Естественно, Угаров как ранее практикующий психолог имел обширный круг знакомств, даже до неприличия обширный. Прямо-таки навязывался дружить с кем-нибудь или знакомиться (особенно с пожилыми людьми). Оттого и толкался частенько на похоронах.

Эту его особенность стали замечать некоторые пытливые умы, но у них не возникало никаких подозрений, ибо Угаров был не настолько глуп, чтоб открыто выражать свою крылатую радость. «Просто человек чувствительный, дружелюбный, это в наше дикое в нравственном отношении время надо ценить», — решали пытливые умы.

Один только его истинный друг, педагог, Мурашкин Борис, внушал ему:

— Ты, Вадимушка, поостерегся бы, ты все же до неприличия расцветаешь; на основании последних похорон говорю, — вещал Мурашкин, сам бедолага.

— Прости, но не могу сдерживаться, — разводил руками Угаров.

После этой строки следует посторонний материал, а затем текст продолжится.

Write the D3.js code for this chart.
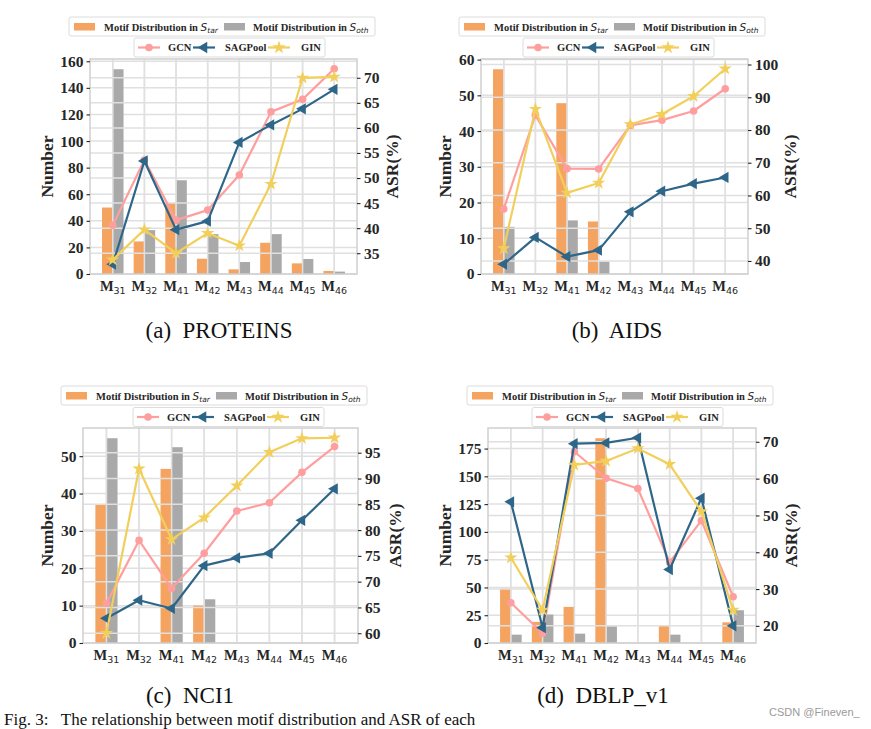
<!DOCTYPE html>
<html><head><meta charset="utf-8">
<script src="https://cdn.jsdelivr.net/npm/d3@7"></script>
<style>
body{margin:0;background:#fff;}
svg{display:block;}
</style></head>
<body>
<svg id="chart" width="871" height="729"></svg>
<script>
// ---------- DATA ----------
const motifs = ["31","32","41","42","43","44","45","46"];

const proteinsStar = [50, 24.5, 53.5, 11.5, 3.5, 23.5, 8, 2.3];
const proteinsOth  = [154, 33, 70.5, 30, 9, 30, 11.3, 1.8];
const proteinsGCN  = [40.6, 53.6, 41.6, 43.6, 50.6, 63.2, 65.7, 71.8];
const proteinsSAG  = [32.8, 53.4, 39.7, 41.4, 57.1, 60.6, 63.8, 67.7];
const proteinsGIN  = [33.7, 39.7, 35.0, 39.0, 36.5, 48.8, 70.0, 70.2];
const proteinsLeftTicks  = [0, 20, 40, 60, 80, 100, 120, 140, 160];
const proteinsRightTicks = [35, 40, 45, 50, 55, 60, 65, 70];

const aidsStar = [57.3, 0, 47.8, 14.7, 0, 0, 0, 0];
const aidsOth  = [13.2, 0, 15, 3.5, 0, 0, 0, 0];
const aidsGCN  = [55.9, 84.5, 68.2, 68.1, 81.4, 83.0, 85.8, 92.6];
const aidsSAG  = [39.0, 47.2, 41.3, 43.3, 55.0, 61.3, 63.6, 65.5];
const aidsGIN  = [43.8, 86.4, 60.8, 63.8, 81.7, 84.8, 90.3, 98.7];
const aidsLeftTicks  = [0, 10, 20, 30, 40, 50, 60];
const aidsRightTicks = [40, 50, 60, 70, 80, 90, 100];

const nci1Star = [37.1, 0, 46.6, 10, 0, 0, 0, 0];
const nci1Oth  = [54.8, 0, 52.4, 11.7, 0, 0, 0, 0];
const nci1GCN  = [65.8, 78.0, 68.7, 75.5, 83.7, 85.3, 91.2, 96.2];
const nci1SAG  = [62.9, 66.4, 64.8, 73.1, 74.6, 75.5, 81.9, 88.0];
const nci1GIN  = [60.0, 91.9, 78.2, 82.4, 88.6, 95.1, 97.8, 97.9];
const nci1LeftTicks  = [0, 10, 20, 30, 40, 50];
const nci1RightTicks = [60, 65, 70, 75, 80, 85, 90, 95];

const dblpStar = [49, 19, 32.5, 184.3, 0, 16.2, 0, 18.6];
const dblpOth  = [7.5, 25.6, 8.4, 15, 0, 7.5, 0, 29.5];
const dblpGCN  = [26.3, 18.0, 67.3, 60.1, 57.3, 37.3, 48.6, 27.9];
const dblpSAG  = [53.7, 19.5, 69.5, 69.7, 71.1, 35.3, 54.7, 20.0];
const dblpGIN  = [38.5, 24.3, 63.7, 64.8, 68.2, 63.9, 51.1, 24.3];
const dblpLeftTicks  = [0, 25, 50, 75, 100, 125, 150, 175];
const dblpRightTicks = [20, 30, 40, 50, 60, 70];

const captions = ["(a)  PROTEINS", "(b)  AIDS", "(c)  NCI1", "(d)  DBLP_v1"];
const seriesNames = ["GCN", "SAGPool", "GIN"];

// ---------- STYLE / LAYOUT ----------
const C = {
  star: "#F4A460", oth: "#A9A9A9",
  gcn: "#FF9E9E", sag: "#2E6689", gin: "#F2CF5B",
  grid: "#E0E0E0", spine: "#D0D0D0", text: "#262626"
};
const SERIF = "'Liberation Serif','Times New Roman',serif";
const SANS = "'DejaVu Sans',sans-serif";

const panels = [
  {star: proteinsStar, oth: proteinsOth, gcn: proteinsGCN, sag: proteinsSAG, gin: proteinsGIN,
   lt: proteinsLeftTicks, rt: proteinsRightTicks,
   L: 90, R: 357, T: 59, B: 274, leg1: [69, 17], leg2: [134, 38],
   ylabDx: -43, yrlabDx: 35, cap: [219, 338]},
  {star: aidsStar, oth: aidsOth, gcn: aidsGCN, sag: aidsSAG, gin: aidsGIN,
   lt: aidsLeftTicks, rt: aidsRightTicks,
   L: 481, R: 748, T: 59, B: 274, leg1: [459, 17], leg2: [523, 38],
   ylabDx: -36, yrlabDx: 42, cap: [617, 338]},
  {star: nci1Star, oth: nci1Oth, gcn: nci1GCN, sag: nci1SAG, gin: nci1GIN,
   lt: nci1LeftTicks, rt: nci1RightTicks,
   L: 83, R: 358, T: 428, B: 643, leg1: [61, 386], leg2: [133, 407.5],
   ylabDx: -36, yrlabDx: 36.5, cap: [190, 703]},
  {star: dblpStar, oth: dblpOth, gcn: dblpGCN, sag: dblpSAG, gin: dblpGIN,
   lt: dblpLeftTicks, rt: dblpRightTicks,
   L: 488, R: 756, T: 428, B: 643, leg1: [467, 386], leg2: [532, 407.5],
   ylabDx: -43.5, yrlabDx: 34.5, cap: [603, 703]}
];

const svg = d3.select("#chart");
svg.append("rect").attr("width", 871).attr("height", 729).attr("fill", "#fff");

function marker(sel, type, color) {
  if (type === "gcn") {
    sel.append("circle").attr("r", 3.8).attr("fill", color);
  } else if (type === "sag") {
    sel.append("path").attr("d", d3.symbol(d3.symbolTriangle, 55)())
      .attr("transform", "rotate(-90)").attr("fill", color);
  } else {
    sel.append("path").attr("d", d3.symbol(d3.symbolStar, 55)()).attr("fill", color);
  }
}

function drawPanel(p, idx) {
  const g = svg.append("g");
  const x = d3.scaleLinear().domain([-0.72, 7.72]).range([p.L, p.R]);
  const barMax = d3.max(p.star.concat(p.oth));
  const yL = d3.scaleLinear().domain([0, barMax * 1.05]).range([p.B, p.T]);
  const all = p.gcn.concat(p.sag, p.gin);
  const mn = d3.min(all), mx = d3.max(all), rg = mx - mn;
  const yR = d3.scaleLinear().domain([mn - 0.05 * rg, mx + 0.05 * rg]).range([p.B, p.T]);
  const idxs = d3.range(motifs.length);

  // left grid (below bars)
  g.selectAll(".gl").data(p.lt).join("line")
    .attr("x1", p.L).attr("x2", p.R).attr("y1", d => yL(d)).attr("y2", d => yL(d))
    .attr("stroke", C.grid).attr("stroke-width", 1.5);
  g.selectAll(".gv").data(idxs).join("line")
    .attr("x1", i => x(i)).attr("x2", i => x(i)).attr("y1", p.T).attr("y2", p.B)
    .attr("stroke", C.grid).attr("stroke-width", 1.5);

  // bars
  const bw = 0.33;
  g.selectAll(".bs").data(idxs).join("rect")
    .attr("x", i => x(i - 0.34)).attr("width", x(bw) - x(0))
    .attr("y", i => yL(p.star[i])).attr("height", i => yL(0) - yL(p.star[i]))
    .attr("fill", C.star);
  g.selectAll(".bo").data(idxs).join("rect")
    .attr("x", i => x(i + 0.01)).attr("width", x(bw) - x(0))
    .attr("y", i => yL(p.oth[i])).attr("height", i => yL(0) - yL(p.oth[i]))
    .attr("fill", C.oth);

  // right grid (twin axis, above bars)
  g.selectAll(".gr").data(p.rt).join("line")
    .attr("x1", p.L).attr("x2", p.R).attr("y1", d => yR(d)).attr("y2", d => yR(d))
    .attr("stroke", C.grid).attr("stroke-width", 1.5);
  g.selectAll(".gv2").data(idxs).join("line")
    .attr("x1", i => x(i)).attr("x2", i => x(i)).attr("y1", p.T).attr("y2", p.B)
    .attr("stroke", C.grid).attr("stroke-width", 1.5);

  // spines
  g.append("rect").attr("x", p.L).attr("y", p.T).attr("width", p.R - p.L).attr("height", p.B - p.T)
    .attr("fill", "none").attr("stroke", C.spine).attr("stroke-width", 1.5);

  // lines
  const series = [["gcn", p.gcn, C.gcn], ["sag", p.sag, C.sag], ["gin", p.gin, C.gin]];
  const line = d3.line().x((d, i) => x(i)).y(d => yR(d));
  series.forEach(([key, vals, col]) => {
    g.append("path").attr("d", line(vals)).attr("fill", "none")
      .attr("stroke", col).attr("stroke-width", 2.2).attr("stroke-linejoin", "round");
    const m = g.selectAll(".m" + key).data(vals).join("g")
      .attr("transform", (d, i) => `translate(${x(i)},${yR(d)})`);
    marker(m, key, col);
  });

  // axes
  const axL = g.append("g").attr("transform", `translate(${p.L},0)`)
    .call(d3.axisLeft(yL).tickValues(p.lt).tickSize(3.5).tickPadding(3));
  const axR = g.append("g").attr("transform", `translate(${p.R},0)`)
    .call(d3.axisRight(yR).tickValues(p.rt).tickSize(3.5).tickPadding(3.5));
  [axL, axR].forEach(a => {
    a.select(".domain").remove();
    a.selectAll(".tick line").attr("stroke", C.text).attr("stroke-width", 1.1);
    a.selectAll(".tick text").attr("font-family", SERIF).attr("font-weight", "bold")
      .attr("font-size", 15.5).attr("fill", C.text);
  });

  // x tick labels
  const xl = g.selectAll(".xl").data(idxs).join("text")
    .attr("x", i => x(i)).attr("y", p.B + 17).attr("text-anchor", "middle").attr("fill", C.text);
  xl.append("tspan").attr("font-family", SERIF).attr("font-weight", "bold").attr("font-size", 14.5).text("M");
  xl.append("tspan").attr("font-family", SANS).attr("font-size", 9.5).attr("dy", 2.5).text(i => motifs[i]);

  // axis labels
  const cy = (p.T + p.B) / 2;
  g.append("text").attr("transform", `translate(${p.L + p.ylabDx},${cy}) rotate(-90)`)
    .attr("text-anchor", "middle").attr("dominant-baseline", "central")
    .attr("font-family", SERIF).attr("font-weight", "bold").attr("font-size", 17.5)
    .attr("fill", C.text).text("Number");
  g.append("text").attr("transform", `translate(${p.R + p.yrlabDx},${cy}) rotate(-90)`)
    .attr("text-anchor", "middle").attr("dominant-baseline", "central")
    .attr("font-family", SERIF).attr("font-weight", "bold").attr("font-size", 17.5)
    .attr("fill", C.text).text("ASR(%)");

  // legend 1 (bars)
  const l1 = g.append("g").attr("transform", `translate(${p.leg1[0]},${p.leg1[1]})`);
  l1.append("rect").attr("width", 306).attr("height", 19).attr("rx", 2)
    .attr("fill", "#fff").attr("stroke", "#DCDCDC").attr("stroke-width", 1);
  const barLeg = [[C.star, 5, 35, "tar"], [C.oth, 155, 184, "oth"]];
  barLeg.forEach(([col, px, tx, sub]) => {
    l1.append("rect").attr("x", px).attr("y", 6).attr("width", 21).attr("height", 7.5).attr("fill", col);
    const t = l1.append("text").attr("x", tx).attr("y", 13.5).attr("fill", C.text);
    t.append("tspan").attr("font-family", SERIF).attr("font-weight", "bold").attr("font-size", 10.5)
      .text("Motif Distribution in ");
    t.append("tspan").attr("font-family", SANS).attr("font-style", "italic").attr("font-size", 10.5).text("S");
    t.append("tspan").attr("font-family", SANS).attr("font-style", "italic").attr("font-size", 7.5)
      .attr("dy", 2).text(sub);
  });

  // legend 2 (lines)
  const l2 = g.append("g").attr("transform", `translate(${p.leg2[0]},${p.leg2[1]})`);
  l2.append("rect").attr("width", 191).attr("height", 19).attr("rx", 2)
    .attr("fill", "#fff").attr("stroke", "#DCDCDC").attr("stroke-width", 1);
  const lineLeg = [["gcn", C.gcn, 4, 34], ["sag", C.sag, 59, 91], ["gin", C.gin, 134, 167]];
  lineLeg.forEach(([key, col, lx, tx], k) => {
    l2.append("line").attr("x1", lx).attr("x2", lx + 22).attr("y1", 9.5).attr("y2", 9.5)
      .attr("stroke", col).attr("stroke-width", 2.2);
    const m = l2.append("g").attr("transform", `translate(${lx + 11},9.5)`);
    marker(m, key, col);
    l2.append("text").attr("x", tx).attr("y", 13.3).attr("font-family", SERIF)
      .attr("font-weight", "bold").attr("font-size", 10.5).attr("fill", C.text).text(seriesNames[k]);
  });

  // caption
  svg.append("text").attr("x", p.cap[0]).attr("y", p.cap[1]).attr("text-anchor", "middle")
    .attr("font-family", SERIF).attr("font-size", 23).attr("fill", "#111")
    .style("white-space", "pre").text(captions[idx]);
}

panels.forEach(drawPanel);

// figure caption (at the bottom edge) and watermark
svg.append("text").attr("x", 4).attr("y", 725).attr("font-family", SERIF).attr("font-size", 17)
  .attr("fill", "#111").style("white-space", "pre")
  .text("Fig. 3:   The relationship between motif distribution and ASR of each");
svg.append("text").attr("x", 769).attr("y", 716).attr("font-family", "'Liberation Sans',Arial,sans-serif")
  .attr("font-size", 11).attr("fill", "#9a9a9a").text("CSDN @Fineven_");
</script>
</body></html>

— Смотри, Вадим, пред Богом-то совестно будет.

Угаров краснел, а Мурашкин умилялся:

— Ишь, совесть-то какая у человека, нам бы у него учиться…

Дни, месяцы, годы неудержимо капали, но Угаров оставался неизменен. Боря Мурашкин, однако, не подозревал, что в совести Угарова образовалась черная дыра. Из этой дыры и стали выползать на свет вполне современные змеи и черви. Ранее этими похоронами Угаров как-то поддерживал равновесие в своей угрюмой жизни, но теперь равновесие рухнуло.

Угаров стал замечать, что стало тянуть на подлость по отношению к людям. Зло, пусть и мелкое, ничтожное, стало притягивать его к себе, как просвещенного пьяницу — бутылка чистейшего коньяка типа «Наполеон» и так далее.

Угаров долго боролся с этим пристрастием, хотел глушить его религиозными изысканиями, но ничего ему не помогало. Особенно блаженствовал он в Интернете. Такой клеветой обливал полуневинных, достойных людей, что самому тошно становилось.

И, главное, не совсем это была клевета. Угаров, несмотря на свое похоронное пьянство, был весьма интуитивен и находил слабые места или темные пятна у известных людей, которых хотел облить душераздирающими помоями.

— Кто это так орудует? Ведь и не найдешь кто. Умелый какой-то подлец, даже страшноватый, иногда в полуточку попадает, — вздыхали умные люди.

— Главное — испортить людям веру в себя, — восхищался собой Угаров. — Надо вообще перейти к знакомым, друзьям, я же психолог, черт возьми, знаю их как на ладошке и уверен, в какое место безошибочно ударить, чтобы было побольней.

Мурашкин о новой тайне его души ничего не подозревал, а если б на него нашел хоть намек, то он испугался бы и сбежал, ибо в глубине он оказывался человеком крайне трусливым, особенно перед лицом всего непредсказуемого. Непредсказуемое Мурашкин ненавидел и душевно боялся.

Ничего не подозревали и родственники Угарова. Собственно говоря, у него в родственниках оставались только его двоюродный брат Виктор Акимов, юрист, и его жена Лариса Петровна, или просто Лара. Лара представляла собой очаровательную женщину лет тридцати, образованную, — чистой души человек.

Она была страстной поклонницей Чарльза Диккенса, даже знала наизусть страницы из его романов.

Лара не раз утверждала, объясняла даже, почему Диккенс так дорог ей.

— Что меня радует, — говорила, — это то, что в конечном итоге в его романах побеждает добро. Это такая редкость для литературы нашего времени. Причем Диккенс вовсе не приукрашивает жизнь… Зло у него выверено, очерчено, и я восхищена, что нет половинчатости, его герои — или злодеи, или благородные, добрые личности. Нет сомнений, все ясно и убедительно.

Ее муж, Виктор, сам по себе добрейшее существо, насколько это, конечно, возможно в этом мире, неизменно соглашался с ней.

— Нам бы ребеночка, — вздыхал он. — Такого ангелочка, какие у Диккенса бывают.